Makes 4 to 5 servings
Cashew Rice with Diced Potatoes

This is my entry to Weekend Herb Blogging, hosted this week by Katie from Thyme for Cooking.

12 comments:

Lucy said...

Yesk, well, now I KNOW there's some weird connection between us Lisa.

I made it last night, this exact recipe, I kid you not, and thought, 'I must let Lisa know how bloody good it is, both book and recipe'...

Can't quite believe it - it's a huge book!

Lisa said...

Lucy! Oh my! You are right, it is a big book and it's the first time I have tried that recipe and I've owned the book for practically as long as I have been a vegetarian! And you, well, you have not had it long, but you choose this recipe! Weird indeed :) It would have been even eerier if I had made the dish on the exact same night as you!

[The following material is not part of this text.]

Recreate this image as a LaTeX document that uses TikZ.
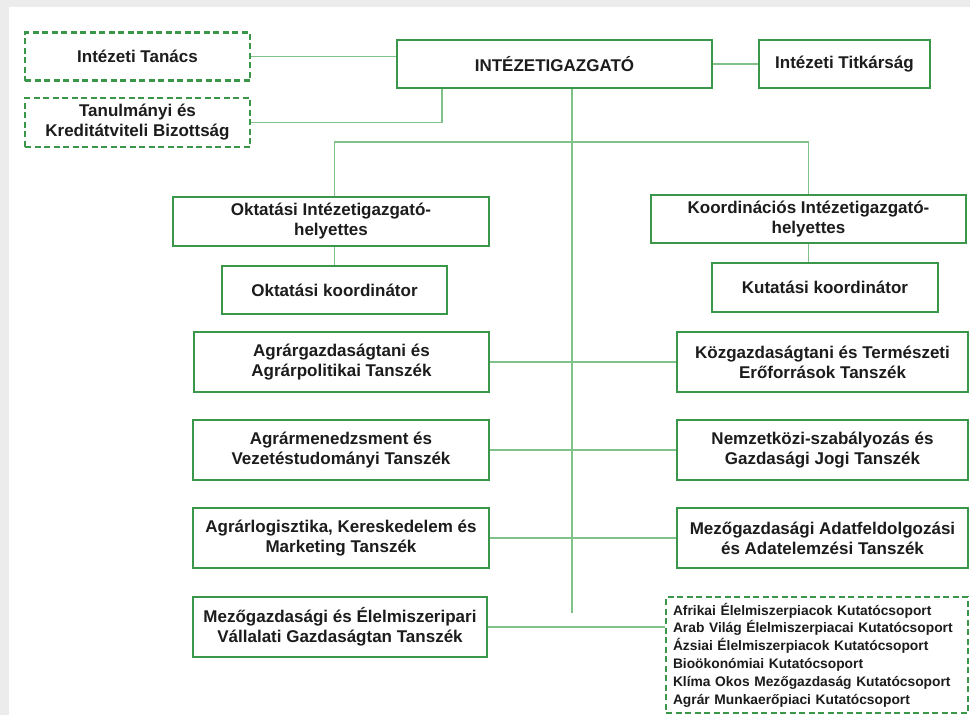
\documentclass[tikz,border=0pt]{standalone}
\usepackage{fontspec}
\setmainfont{Liberation Sans}
\definecolor{boxgreen}{RGB}{58,150,72}
\definecolor{linegreen}{RGB}{128,194,138}
\definecolor{txt}{RGB}{28,28,28}
\definecolor{bggrey}{RGB}{236,236,236}
\tikzset{
  unit/.style={draw=boxgreen, line width=2.2pt, fill=white, align=center, text=txt,
    font=\bfseries\fontsize{17}{20}\selectfont, inner sep=2pt},
  dashunit/.style={unit, dash pattern=on 6pt off 3.5pt},
  link/.style={draw=linegreen, line width=1.6pt},
}
\begin{document}
\begin{tikzpicture}[x=1pt,y=-1pt]
\useasboundingbox (0,0) rectangle (970,715);
\fill[bggrey] (0,0) rectangle (970,715);
\fill[white] (9,7) rectangle (970,715);

% top level
\node[dashunit, minimum width=225pt, minimum height=48pt] (tanacs) at (137.5,56.5) {Intézeti Tanács};
\node[dashunit, minimum width=225pt, minimum height=49pt] (tanul) at (137.5,122.5) {Tanulmányi és\\Kreditátviteli Bizottság};
\node[unit, minimum width=315pt, minimum height=48pt] (dir) at (554.5,64) {INTÉZETIGAZGATÓ};
\node[unit, minimum width=171pt, minimum height=48pt] (tit) at (844.5,64) {Intézeti Titkárság};

% deputies
\node[unit, minimum width=316pt, minimum height=49pt] (okt) at (331,221.5) {Oktatási Intézetigazgató-\\helyettes};
\node[unit, minimum width=225pt, minimum height=48pt] (oktk) at (334.5,290) {Oktatási koordinátor};
\node[unit, minimum width=315pt, minimum height=48pt] (koord) at (808.5,219) {Koordinációs Intézetigazgató-\\helyettes};
\node[unit, minimum width=226pt, minimum height=49pt] (kutk) at (825,287.5) {Kutatási koordinátor};

% departments left
\node[unit, minimum width=295pt, minimum height=60pt] (agr1) at (341.5,362) {Agrárgazdaságtani és\\Agrárpolitikai Tanszék};
\node[unit, minimum width=296pt, minimum height=60pt] (agr2) at (341,450) {Agrármenedzsment és\\Vezetéstudományi Tanszék};
\node[unit, minimum width=296pt, minimum height=60pt] (agr3) at (341,538) {Agrárlogisztika, Kereskedelem és\\Marketing Tanszék};
\node[unit, minimum width=294pt, minimum height=60pt] (mez) at (340,627) {Mezőgazdasági és Élelmiszeripari\\Vállalati Gazdaságtan Tanszék};

% departments right
\node[unit, minimum width=291pt, minimum height=60pt] (kozg) at (822.5,362) {Közgazdaságtani és Természeti\\Erőforrások Tanszék};
\node[unit, minimum width=291pt, minimum height=60pt] (nemz) at (822.5,450) {Nemzetközi-szabályozás és\\Gazdasági Jogi Tanszék};
\node[unit, minimum width=291pt, minimum height=60pt] (adat) at (822.5,538) {Mezőgazdasági Adatfeldolgozási\\és Adatelemzési Tanszék};

% research groups
\node[dashunit, minimum width=302pt, minimum height=116pt, align=left, text width=288pt,
      inner xsep=7pt, font=\bfseries\fontsize{13.8}{17.8}\selectfont] (groups) at (817,655)
  {Afrikai Élelmiszerpiacok Kutatócsoport\\
   Arab Világ Élelmiszerpiacai Kutatócsoport\\
   Ázsiai Élelmiszerpiacok Kutatócsoport\\
   Bioökonómiai Kutatócsoport\\
   Klíma Okos Mezőgazdaság Kutatócsoport\\
   Agrár Munkaerőpiaci Kutatócsoport};

% connectors
\coordinate (trunkend) at (572,613);
\coordinate (split) at (442,127);
\draw[link] (tanacs.east) -- (tanacs.east -| dir.west);
\draw[link] (dir.east) -- (tit.west);
\draw[link] (dir.south -| split) |- (tanul.east);
\draw[link] (dir.south -| trunkend) -- (trunkend);
\draw[link] (oktk.north |- okt.north) -- ++(0,-54) -| (koord.north);
\draw[link] (okt.south -| oktk.north) -- (oktk.north);
\draw[link] (koord.south) -- (koord.south |- kutk.north);
\draw[link] (agr1.east) -- (kozg.west);
\draw[link] (agr2.east) -- (nemz.west);
\draw[link] (agr3.east) -- (adat.west);
\draw[link] (mez.east) -- (mez.east -| groups.west);
\end{tikzpicture}
\end{document}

I'm so glad to hear you are enjoying the book as much as me.

Astra Libris said...

Ooooh, this sounds incredible! I do adore cashews...

zlamushka said...

Lisa, I am simply in love with your spice combo. I have bookmarked this as a must-try :-)

katiez said...

I've paired potatoes with pasta - why not with rice? And anything with cashews is high on my list...
Love the spice...

kittie said...

My sister has mashed potato sandwiches - on white bread... This is comparatively starch free ;)

This looks gorgeous Lisa, and I bet it would be good cold the next day for lunch too!

Peter M said...

Yum, yum, yum, pass me some! I'd love this with a grilled fish.

Neen said...

So here's a question for you -- do different Indian cookbooks give different recipes for fresh garam masala, or is there some sort of standard? I was surprised to see that Lord Krishna's Cuisine included shredded coconut and sesame seeds -- those flavors definitely don't come out in the store bought versions! Do the costal parts of India use garam masala more than the interior, or is that cookbook from a costal part? (Can you tell that I'm really hung up over this coconut inclusion? :) ). Looks great in any case!

Lisa said...

Neen;

There are many different variations on garam masala. The most traditional blends usually contain cinnamon, roasted cumin, cardamom and cloves. You can find a few recipes here.

Lord Krishna's Cuisine features recipes from all over India. Garam masala is common to Indian cooking, but it originated in the colder Northern regions.

Kevin said...

I have yet to try making my own garam masalam, though it is on my todo list. The rice sounds tasty. The potatoes in the rice do sound interesting.

chow vegan said...

Rice and potatoes sound great together!

Kalyn said...

The logic does make complete sense, and it sounds delicious!